Selain Darul Effendi, jaksa juga menyeret Angga Muharram selaku pelaksana proyek. Berbeda dengan Darul, Angga disebut memperkaya diri hingga Rp2,1 miliar.
Hingga kini, uang hasil korupsi yang dinikmatinya belum dikembalikan.

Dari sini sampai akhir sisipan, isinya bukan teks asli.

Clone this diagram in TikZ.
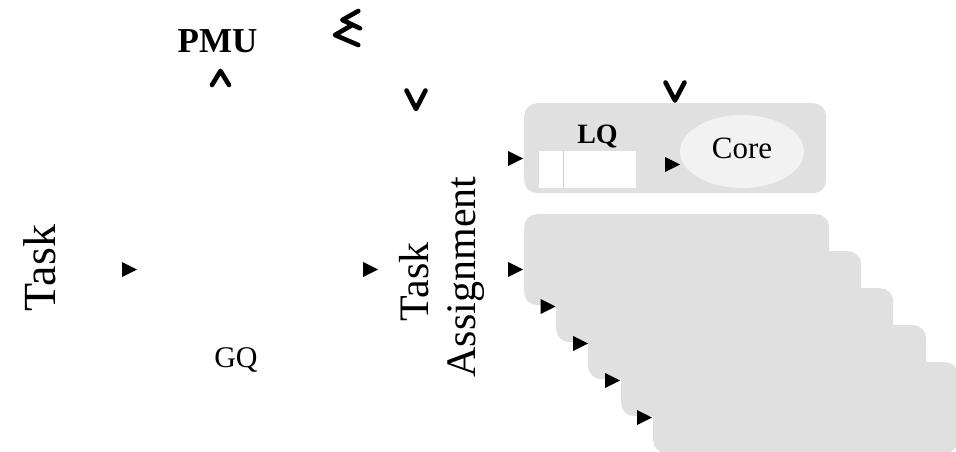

Atas perbuatannya, Angga didakwa melanggar Pasal 2 ayat (1) atau Pasal 3 jo Pasal 18 Undang-Undang Tipikor.
Eksepsi keberatan atas dakwaan korupsi peta desa atas nama terdakwa Darul Effendi ditolak majelis hakim PN Palembang--
Sementara itu, Darul Effendi dijerat dengan pasal berlapis, yakni Pasal 2 ayat (1), Pasal 3 jo Pasal 18, atau Pasal 12 huruf b Undang-Undang Tipikor.
Dakwaan berlapis tersebut menunjukkan keseriusan jaksa, dalam menjerat para pelaku agar mempertanggungjawabkan perbuatannya di hadapan hukum.
Sidang yang menyita perhatian publik ini menjadi sorotan masyarakat Kabupaten Lahat, mengingat proyek peta desa seharusnya memberi manfaat nyata dalam perencanaan pembangunan.
Alih-alih membantu, proyek tersebut justru menjadi ajang bancakan oknum tertentu yang mengakibatkan kerugian besar bagi negara dan masyarakat.
Dengan ditolaknya eksepsi, kini perhatian publik tertuju pada tahap pembuktian.
JPU Kejari Lahat Dio Abensi SH telah menyiapkan sejumlah saksi kunci, termasuk perwakilan desa yang mengaku tidak pernah menerima hasil peta, serta auditor dari BPK yang menghitung kerugian negara.
Agenda pemeriksaan saksi diharapkan dapat membuka secara terang benderang skema korupsi yang terjadi.
Majelis hakim menegaskan sidang lanjutan akan digelar pada pekan depan, dengan agenda pemeriksaan saksi dari pihak jaksa.
Publik pun menunggu sejauh mana fakta persidangan akan mengungkap peran masing-masing terdakwa dalam kasus korupsi proyek peta desa Lahat dengan nilai kerugian negara Rp4,1 miliar tersebut.